= YOUR TASK =
Pictures are excluded. Copy exactly, and only, the lines from the one containing "Generate a web" through the one containing "const svg = d3.select('#chart');", both ends included.

= ROWS =
^^^^^^^^^^^^^^^^

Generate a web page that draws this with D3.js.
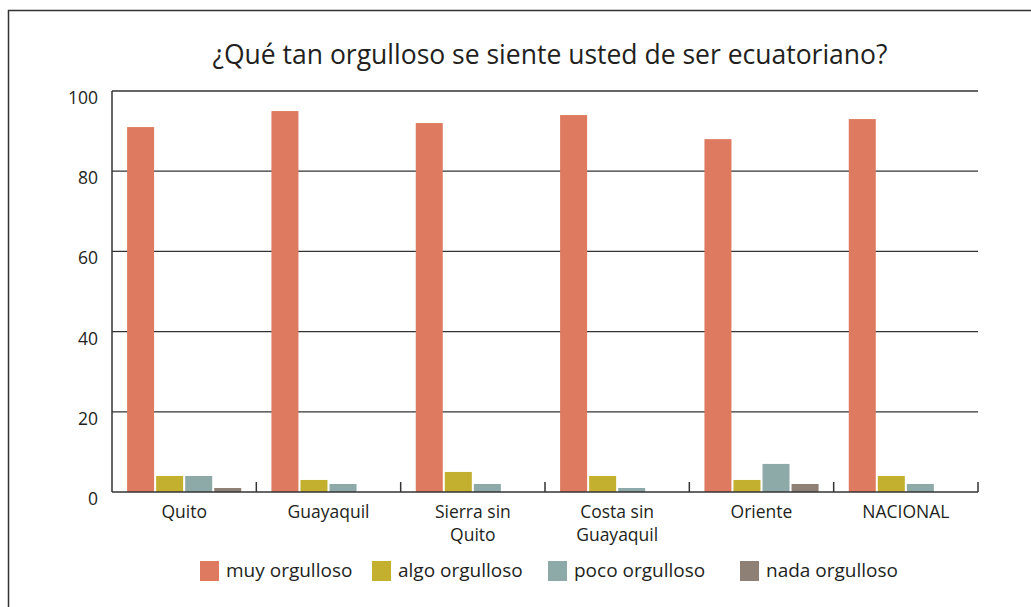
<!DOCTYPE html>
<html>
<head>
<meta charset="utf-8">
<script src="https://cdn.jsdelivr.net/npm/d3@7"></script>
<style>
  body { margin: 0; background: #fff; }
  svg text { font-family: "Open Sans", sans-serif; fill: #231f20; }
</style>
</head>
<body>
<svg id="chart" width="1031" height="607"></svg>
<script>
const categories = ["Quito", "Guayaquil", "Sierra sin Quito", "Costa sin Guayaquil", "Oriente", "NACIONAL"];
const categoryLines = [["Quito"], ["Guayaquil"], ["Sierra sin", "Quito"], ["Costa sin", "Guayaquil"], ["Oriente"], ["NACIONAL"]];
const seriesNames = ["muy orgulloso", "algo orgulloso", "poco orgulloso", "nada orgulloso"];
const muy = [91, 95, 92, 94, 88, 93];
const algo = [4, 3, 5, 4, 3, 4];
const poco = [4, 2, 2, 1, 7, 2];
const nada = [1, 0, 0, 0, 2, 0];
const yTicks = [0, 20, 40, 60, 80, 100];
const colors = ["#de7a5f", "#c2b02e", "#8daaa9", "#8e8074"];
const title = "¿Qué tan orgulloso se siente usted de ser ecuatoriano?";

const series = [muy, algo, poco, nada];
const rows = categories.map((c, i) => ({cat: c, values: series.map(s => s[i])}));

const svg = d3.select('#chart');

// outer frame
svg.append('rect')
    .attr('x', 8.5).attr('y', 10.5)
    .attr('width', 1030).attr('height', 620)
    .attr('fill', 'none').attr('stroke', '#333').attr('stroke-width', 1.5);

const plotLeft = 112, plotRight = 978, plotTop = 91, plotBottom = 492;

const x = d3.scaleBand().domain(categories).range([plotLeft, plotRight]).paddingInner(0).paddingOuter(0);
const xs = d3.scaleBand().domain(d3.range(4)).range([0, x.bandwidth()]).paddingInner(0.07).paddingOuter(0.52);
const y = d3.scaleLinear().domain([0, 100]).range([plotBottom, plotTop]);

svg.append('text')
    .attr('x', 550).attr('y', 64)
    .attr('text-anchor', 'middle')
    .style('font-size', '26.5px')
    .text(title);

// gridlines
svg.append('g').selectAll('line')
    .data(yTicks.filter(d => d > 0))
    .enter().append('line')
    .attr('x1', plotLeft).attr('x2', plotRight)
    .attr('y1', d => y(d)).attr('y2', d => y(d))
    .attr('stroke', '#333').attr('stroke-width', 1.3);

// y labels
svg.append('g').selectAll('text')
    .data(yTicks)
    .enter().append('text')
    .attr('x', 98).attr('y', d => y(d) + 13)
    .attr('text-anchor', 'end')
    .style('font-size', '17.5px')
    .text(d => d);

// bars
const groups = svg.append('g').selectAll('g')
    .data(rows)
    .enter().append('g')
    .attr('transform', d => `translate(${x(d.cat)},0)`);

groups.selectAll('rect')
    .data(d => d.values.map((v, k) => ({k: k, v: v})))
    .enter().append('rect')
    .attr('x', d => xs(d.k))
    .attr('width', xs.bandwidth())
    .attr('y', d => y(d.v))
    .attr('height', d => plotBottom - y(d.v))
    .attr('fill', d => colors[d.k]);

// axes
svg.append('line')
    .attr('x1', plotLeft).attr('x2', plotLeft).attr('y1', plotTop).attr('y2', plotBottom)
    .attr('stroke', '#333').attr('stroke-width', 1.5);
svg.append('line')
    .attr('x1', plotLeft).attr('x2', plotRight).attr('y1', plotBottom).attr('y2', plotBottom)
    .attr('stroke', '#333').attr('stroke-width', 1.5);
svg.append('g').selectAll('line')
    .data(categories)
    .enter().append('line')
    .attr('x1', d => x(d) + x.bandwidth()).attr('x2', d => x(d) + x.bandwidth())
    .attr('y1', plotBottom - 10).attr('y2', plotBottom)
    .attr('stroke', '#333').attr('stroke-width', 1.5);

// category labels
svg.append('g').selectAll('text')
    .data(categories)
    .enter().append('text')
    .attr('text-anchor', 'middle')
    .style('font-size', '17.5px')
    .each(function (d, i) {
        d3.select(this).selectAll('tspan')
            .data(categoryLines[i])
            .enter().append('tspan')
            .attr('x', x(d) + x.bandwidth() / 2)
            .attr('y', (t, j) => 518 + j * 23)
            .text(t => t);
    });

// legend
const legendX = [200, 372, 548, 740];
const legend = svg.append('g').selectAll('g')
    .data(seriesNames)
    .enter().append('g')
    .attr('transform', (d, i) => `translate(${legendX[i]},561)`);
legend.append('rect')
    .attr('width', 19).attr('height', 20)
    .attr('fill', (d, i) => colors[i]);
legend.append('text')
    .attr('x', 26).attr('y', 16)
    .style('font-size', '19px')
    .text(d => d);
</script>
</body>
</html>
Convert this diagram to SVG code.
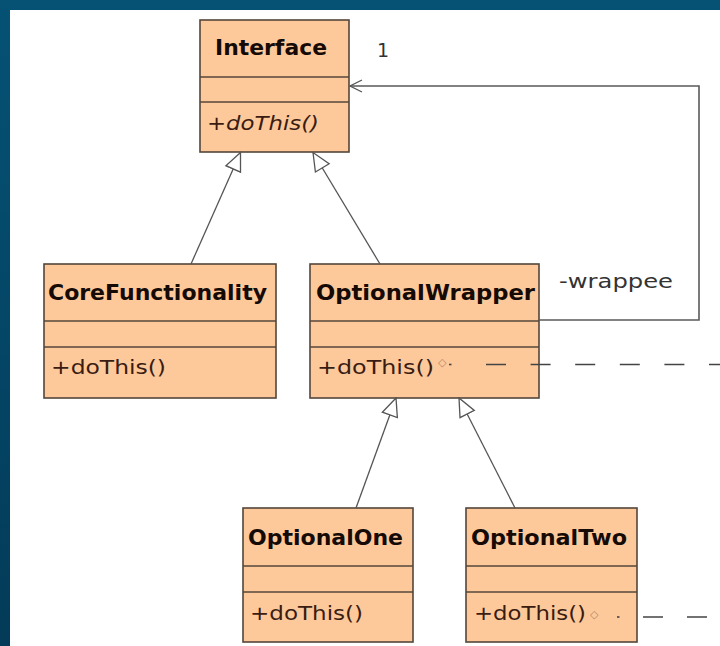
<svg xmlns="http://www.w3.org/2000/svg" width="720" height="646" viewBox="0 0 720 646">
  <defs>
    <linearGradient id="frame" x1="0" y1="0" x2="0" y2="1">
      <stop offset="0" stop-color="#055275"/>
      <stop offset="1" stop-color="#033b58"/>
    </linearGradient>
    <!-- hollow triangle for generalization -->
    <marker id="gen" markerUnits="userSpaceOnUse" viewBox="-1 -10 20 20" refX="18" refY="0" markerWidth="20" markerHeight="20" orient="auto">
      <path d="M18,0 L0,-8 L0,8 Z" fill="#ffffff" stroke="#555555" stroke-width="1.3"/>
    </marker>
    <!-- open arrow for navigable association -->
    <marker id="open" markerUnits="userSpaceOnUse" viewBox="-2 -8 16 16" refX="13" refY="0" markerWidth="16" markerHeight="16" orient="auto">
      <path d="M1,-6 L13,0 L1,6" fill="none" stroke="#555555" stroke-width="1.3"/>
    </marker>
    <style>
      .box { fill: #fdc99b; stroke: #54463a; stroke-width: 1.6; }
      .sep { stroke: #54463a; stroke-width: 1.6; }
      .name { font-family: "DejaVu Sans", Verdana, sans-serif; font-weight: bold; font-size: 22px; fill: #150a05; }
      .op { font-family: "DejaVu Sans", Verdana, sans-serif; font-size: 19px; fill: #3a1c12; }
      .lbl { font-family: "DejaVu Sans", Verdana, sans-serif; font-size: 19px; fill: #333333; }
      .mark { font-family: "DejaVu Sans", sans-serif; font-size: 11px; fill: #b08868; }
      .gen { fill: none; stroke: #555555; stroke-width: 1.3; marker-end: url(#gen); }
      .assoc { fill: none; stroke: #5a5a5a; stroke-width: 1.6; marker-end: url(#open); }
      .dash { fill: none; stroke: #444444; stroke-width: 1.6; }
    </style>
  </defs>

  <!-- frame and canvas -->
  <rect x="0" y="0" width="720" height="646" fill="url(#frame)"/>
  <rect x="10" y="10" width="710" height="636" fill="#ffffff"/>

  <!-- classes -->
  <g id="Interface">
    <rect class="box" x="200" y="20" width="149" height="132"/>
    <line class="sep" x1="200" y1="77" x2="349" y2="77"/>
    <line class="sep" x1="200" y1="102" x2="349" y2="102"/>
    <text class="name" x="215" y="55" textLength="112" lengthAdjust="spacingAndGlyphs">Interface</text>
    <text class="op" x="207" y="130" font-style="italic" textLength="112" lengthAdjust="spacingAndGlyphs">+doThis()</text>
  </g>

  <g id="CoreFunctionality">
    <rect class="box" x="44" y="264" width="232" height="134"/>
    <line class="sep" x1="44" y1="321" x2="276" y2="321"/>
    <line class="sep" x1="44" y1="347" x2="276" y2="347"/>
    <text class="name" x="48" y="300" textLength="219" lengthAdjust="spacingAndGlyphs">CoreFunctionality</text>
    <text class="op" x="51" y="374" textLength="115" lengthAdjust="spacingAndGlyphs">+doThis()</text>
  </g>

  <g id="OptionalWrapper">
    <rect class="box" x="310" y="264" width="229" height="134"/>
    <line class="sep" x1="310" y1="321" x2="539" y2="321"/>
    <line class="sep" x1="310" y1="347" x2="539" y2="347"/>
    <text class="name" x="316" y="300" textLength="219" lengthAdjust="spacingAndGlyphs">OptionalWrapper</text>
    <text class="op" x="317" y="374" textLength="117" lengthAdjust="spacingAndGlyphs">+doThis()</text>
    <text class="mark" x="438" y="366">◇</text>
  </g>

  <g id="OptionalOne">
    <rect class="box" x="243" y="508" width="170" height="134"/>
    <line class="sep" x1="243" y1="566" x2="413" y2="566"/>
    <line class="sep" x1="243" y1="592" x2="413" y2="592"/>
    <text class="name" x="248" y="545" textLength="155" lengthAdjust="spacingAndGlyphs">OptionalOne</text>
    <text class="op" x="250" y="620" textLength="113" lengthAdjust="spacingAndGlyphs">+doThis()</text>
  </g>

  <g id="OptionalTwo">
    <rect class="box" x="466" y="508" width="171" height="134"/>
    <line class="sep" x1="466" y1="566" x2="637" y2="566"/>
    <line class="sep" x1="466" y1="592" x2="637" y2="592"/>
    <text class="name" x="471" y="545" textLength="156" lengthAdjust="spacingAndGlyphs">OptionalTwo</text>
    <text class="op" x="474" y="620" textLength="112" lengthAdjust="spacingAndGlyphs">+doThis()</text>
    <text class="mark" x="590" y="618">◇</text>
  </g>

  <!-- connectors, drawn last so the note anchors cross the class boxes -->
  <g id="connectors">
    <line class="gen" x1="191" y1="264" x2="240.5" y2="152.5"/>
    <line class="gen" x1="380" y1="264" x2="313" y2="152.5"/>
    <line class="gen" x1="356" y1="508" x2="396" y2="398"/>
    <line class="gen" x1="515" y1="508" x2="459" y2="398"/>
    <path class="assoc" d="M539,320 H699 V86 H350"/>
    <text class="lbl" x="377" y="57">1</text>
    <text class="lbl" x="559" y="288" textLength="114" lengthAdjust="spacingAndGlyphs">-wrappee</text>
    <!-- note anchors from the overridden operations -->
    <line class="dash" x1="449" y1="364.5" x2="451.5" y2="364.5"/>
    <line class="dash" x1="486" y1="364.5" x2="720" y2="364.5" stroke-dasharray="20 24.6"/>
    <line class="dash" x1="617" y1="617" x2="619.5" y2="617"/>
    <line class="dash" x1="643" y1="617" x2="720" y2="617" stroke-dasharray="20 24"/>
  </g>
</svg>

^^^^^^^^^^^^^^^^

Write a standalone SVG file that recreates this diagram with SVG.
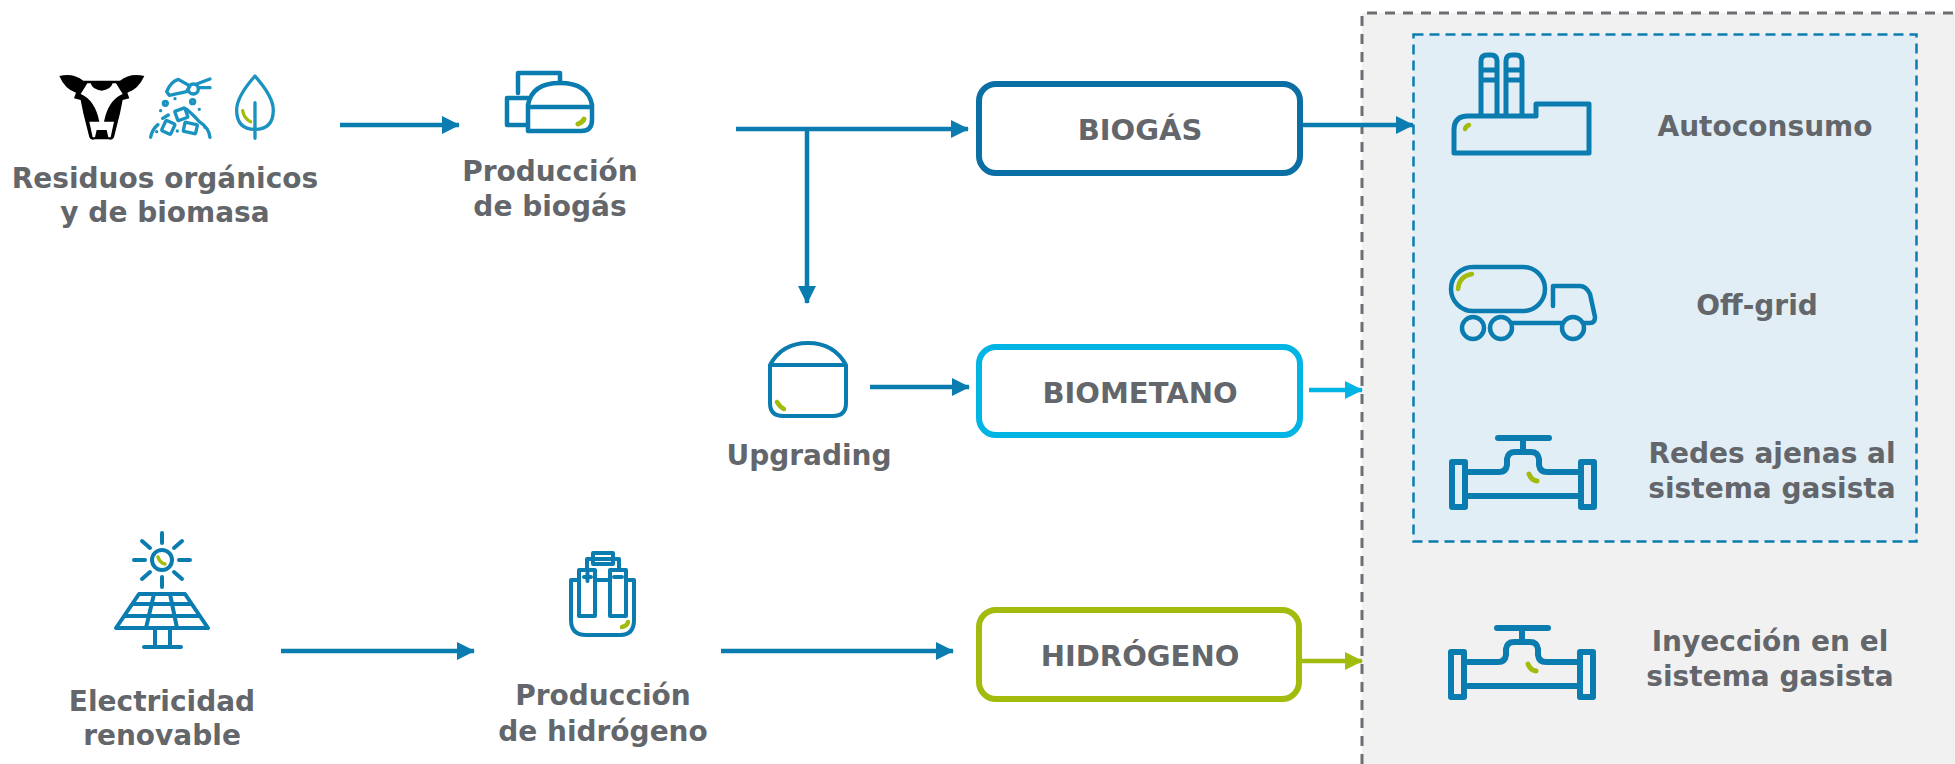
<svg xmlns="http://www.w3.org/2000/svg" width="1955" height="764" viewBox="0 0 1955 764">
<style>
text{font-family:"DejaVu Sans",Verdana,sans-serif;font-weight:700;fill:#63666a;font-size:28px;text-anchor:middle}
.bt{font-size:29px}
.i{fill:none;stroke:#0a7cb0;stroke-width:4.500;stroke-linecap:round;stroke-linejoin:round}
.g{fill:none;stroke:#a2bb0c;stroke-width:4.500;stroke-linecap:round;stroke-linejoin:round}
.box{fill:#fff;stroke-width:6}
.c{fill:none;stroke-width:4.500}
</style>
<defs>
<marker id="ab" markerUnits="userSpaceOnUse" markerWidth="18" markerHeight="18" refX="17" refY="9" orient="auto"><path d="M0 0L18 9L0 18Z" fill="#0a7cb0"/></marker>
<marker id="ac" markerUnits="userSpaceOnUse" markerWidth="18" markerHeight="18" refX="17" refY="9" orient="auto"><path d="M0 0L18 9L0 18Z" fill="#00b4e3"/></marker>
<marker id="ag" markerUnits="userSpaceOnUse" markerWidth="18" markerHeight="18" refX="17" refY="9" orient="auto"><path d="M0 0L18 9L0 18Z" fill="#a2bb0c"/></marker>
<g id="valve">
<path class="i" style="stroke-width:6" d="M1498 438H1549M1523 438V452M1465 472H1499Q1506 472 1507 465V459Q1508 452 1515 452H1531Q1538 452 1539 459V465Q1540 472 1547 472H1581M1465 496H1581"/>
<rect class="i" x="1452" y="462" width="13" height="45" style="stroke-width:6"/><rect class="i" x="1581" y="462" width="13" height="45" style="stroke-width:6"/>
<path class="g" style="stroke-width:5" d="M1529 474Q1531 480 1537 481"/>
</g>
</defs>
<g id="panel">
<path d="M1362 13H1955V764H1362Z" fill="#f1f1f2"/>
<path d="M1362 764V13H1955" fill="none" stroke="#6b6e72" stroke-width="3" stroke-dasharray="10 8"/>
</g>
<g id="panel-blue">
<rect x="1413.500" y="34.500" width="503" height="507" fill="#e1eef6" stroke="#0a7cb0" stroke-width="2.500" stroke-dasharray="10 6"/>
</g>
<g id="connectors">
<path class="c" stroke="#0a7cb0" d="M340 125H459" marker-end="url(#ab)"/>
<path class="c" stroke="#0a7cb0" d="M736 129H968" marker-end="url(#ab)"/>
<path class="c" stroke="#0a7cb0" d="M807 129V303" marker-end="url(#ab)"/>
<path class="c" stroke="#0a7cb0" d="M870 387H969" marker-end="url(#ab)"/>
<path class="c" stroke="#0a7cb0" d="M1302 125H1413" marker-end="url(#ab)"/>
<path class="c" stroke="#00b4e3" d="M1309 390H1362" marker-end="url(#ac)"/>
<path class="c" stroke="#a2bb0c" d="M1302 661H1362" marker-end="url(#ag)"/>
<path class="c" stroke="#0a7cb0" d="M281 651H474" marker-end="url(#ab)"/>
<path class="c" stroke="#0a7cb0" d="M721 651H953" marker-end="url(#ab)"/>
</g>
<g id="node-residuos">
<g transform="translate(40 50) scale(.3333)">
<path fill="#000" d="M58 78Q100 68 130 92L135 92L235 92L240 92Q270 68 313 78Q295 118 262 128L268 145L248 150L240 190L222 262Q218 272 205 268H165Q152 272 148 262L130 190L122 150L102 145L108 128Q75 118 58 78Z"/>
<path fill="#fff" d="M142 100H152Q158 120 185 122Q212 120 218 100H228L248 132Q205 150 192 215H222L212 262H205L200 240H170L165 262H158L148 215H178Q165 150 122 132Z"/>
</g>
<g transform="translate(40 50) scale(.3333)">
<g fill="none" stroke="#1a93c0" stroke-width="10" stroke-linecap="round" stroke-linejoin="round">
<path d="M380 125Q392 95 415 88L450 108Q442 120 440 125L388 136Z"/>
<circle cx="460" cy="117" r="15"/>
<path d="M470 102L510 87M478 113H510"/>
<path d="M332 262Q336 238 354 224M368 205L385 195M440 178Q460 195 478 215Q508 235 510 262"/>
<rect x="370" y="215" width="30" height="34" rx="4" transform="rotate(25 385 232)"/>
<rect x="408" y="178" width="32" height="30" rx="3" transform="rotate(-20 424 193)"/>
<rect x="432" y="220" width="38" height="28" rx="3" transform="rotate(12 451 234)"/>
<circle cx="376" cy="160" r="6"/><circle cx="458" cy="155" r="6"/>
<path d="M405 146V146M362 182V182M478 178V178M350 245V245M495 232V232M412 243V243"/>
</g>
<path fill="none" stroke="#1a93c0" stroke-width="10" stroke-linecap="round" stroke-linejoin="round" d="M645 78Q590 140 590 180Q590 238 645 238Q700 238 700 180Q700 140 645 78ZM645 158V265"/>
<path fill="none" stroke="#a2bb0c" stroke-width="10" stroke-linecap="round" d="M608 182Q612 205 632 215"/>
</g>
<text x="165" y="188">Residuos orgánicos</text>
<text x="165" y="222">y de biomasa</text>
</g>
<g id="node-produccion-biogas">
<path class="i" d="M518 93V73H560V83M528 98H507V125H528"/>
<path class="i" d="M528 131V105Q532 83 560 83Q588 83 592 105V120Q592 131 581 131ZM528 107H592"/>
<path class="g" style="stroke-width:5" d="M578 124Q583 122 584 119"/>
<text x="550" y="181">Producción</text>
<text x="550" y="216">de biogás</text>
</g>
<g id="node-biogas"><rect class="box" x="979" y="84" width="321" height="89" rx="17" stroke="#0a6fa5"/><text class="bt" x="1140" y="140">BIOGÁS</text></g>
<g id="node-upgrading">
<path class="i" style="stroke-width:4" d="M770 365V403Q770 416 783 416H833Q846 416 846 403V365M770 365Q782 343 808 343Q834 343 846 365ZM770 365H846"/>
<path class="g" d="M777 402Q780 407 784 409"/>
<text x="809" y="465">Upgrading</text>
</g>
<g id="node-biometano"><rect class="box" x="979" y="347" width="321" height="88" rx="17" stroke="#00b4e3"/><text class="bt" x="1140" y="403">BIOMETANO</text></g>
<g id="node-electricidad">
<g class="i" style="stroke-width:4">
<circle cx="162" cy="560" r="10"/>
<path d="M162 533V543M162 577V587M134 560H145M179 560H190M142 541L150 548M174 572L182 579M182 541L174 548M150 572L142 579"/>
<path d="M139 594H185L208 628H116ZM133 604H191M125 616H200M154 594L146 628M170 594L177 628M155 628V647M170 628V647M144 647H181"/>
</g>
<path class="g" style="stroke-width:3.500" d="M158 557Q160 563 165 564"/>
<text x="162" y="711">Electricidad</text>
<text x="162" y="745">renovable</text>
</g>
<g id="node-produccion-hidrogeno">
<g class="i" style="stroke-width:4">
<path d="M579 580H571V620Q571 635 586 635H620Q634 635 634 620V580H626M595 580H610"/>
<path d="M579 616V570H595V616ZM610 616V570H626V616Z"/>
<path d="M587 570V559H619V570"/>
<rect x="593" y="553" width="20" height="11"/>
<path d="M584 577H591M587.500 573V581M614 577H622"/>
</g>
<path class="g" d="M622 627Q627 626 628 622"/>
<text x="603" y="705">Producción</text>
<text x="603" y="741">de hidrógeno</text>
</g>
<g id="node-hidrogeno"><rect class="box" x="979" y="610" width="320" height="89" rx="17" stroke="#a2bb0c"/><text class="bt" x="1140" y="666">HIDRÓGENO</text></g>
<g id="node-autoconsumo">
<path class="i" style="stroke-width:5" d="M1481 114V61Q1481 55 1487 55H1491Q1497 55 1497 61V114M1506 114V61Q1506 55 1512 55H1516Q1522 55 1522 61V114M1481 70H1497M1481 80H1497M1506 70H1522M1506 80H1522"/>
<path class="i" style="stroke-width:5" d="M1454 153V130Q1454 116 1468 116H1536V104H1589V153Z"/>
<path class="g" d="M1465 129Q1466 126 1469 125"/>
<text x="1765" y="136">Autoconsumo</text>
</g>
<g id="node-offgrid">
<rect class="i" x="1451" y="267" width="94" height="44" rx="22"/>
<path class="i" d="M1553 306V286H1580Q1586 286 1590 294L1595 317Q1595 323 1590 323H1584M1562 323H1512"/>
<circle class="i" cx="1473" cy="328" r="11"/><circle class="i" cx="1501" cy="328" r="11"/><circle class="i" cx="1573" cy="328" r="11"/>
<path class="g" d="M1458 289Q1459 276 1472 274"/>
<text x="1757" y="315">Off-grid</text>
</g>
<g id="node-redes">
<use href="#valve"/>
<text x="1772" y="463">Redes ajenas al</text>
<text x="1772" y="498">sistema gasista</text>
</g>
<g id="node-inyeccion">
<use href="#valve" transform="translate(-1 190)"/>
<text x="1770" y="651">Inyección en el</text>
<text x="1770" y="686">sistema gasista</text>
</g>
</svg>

^^^^^^^^^^^^^^^^

= ANSWER TO THE EXERCISE =
Generate a web page that draws this with D3.js.
<!DOCTYPE html>
<html>
<head>
<meta charset="utf-8">
<script src="https://cdn.jsdelivr.net/npm/d3@7"></script>
<style>
  body { margin: 0; background: #fff; }
  svg text { font-family: "Open Sans", sans-serif; fill: #231f20; }
</style>
</head>
<body>
<svg id="chart" width="1031" height="607"></svg>
<script>
const categories = ["Quito", "Guayaquil", "Sierra sin Quito", "Costa sin Guayaquil", "Oriente", "NACIONAL"];
const categoryLines = [["Quito"], ["Guayaquil"], ["Sierra sin", "Quito"], ["Costa sin", "Guayaquil"], ["Oriente"], ["NACIONAL"]];
const seriesNames = ["muy orgulloso", "algo orgulloso", "poco orgulloso", "nada orgulloso"];
const muy = [91, 95, 92, 94, 88, 93];
const algo = [4, 3, 5, 4, 3, 4];
const poco = [4, 2, 2, 1, 7, 2];
const nada = [1, 0, 0, 0, 2, 0];
const yTicks = [0, 20, 40, 60, 80, 100];
const colors = ["#de7a5f", "#c2b02e", "#8daaa9", "#8e8074"];
const title = "¿Qué tan orgulloso se siente usted de ser ecuatoriano?";

const series = [muy, algo, poco, nada];
const rows = categories.map((c, i) => ({cat: c, values: series.map(s => s[i])}));

const svg = d3.select('#chart');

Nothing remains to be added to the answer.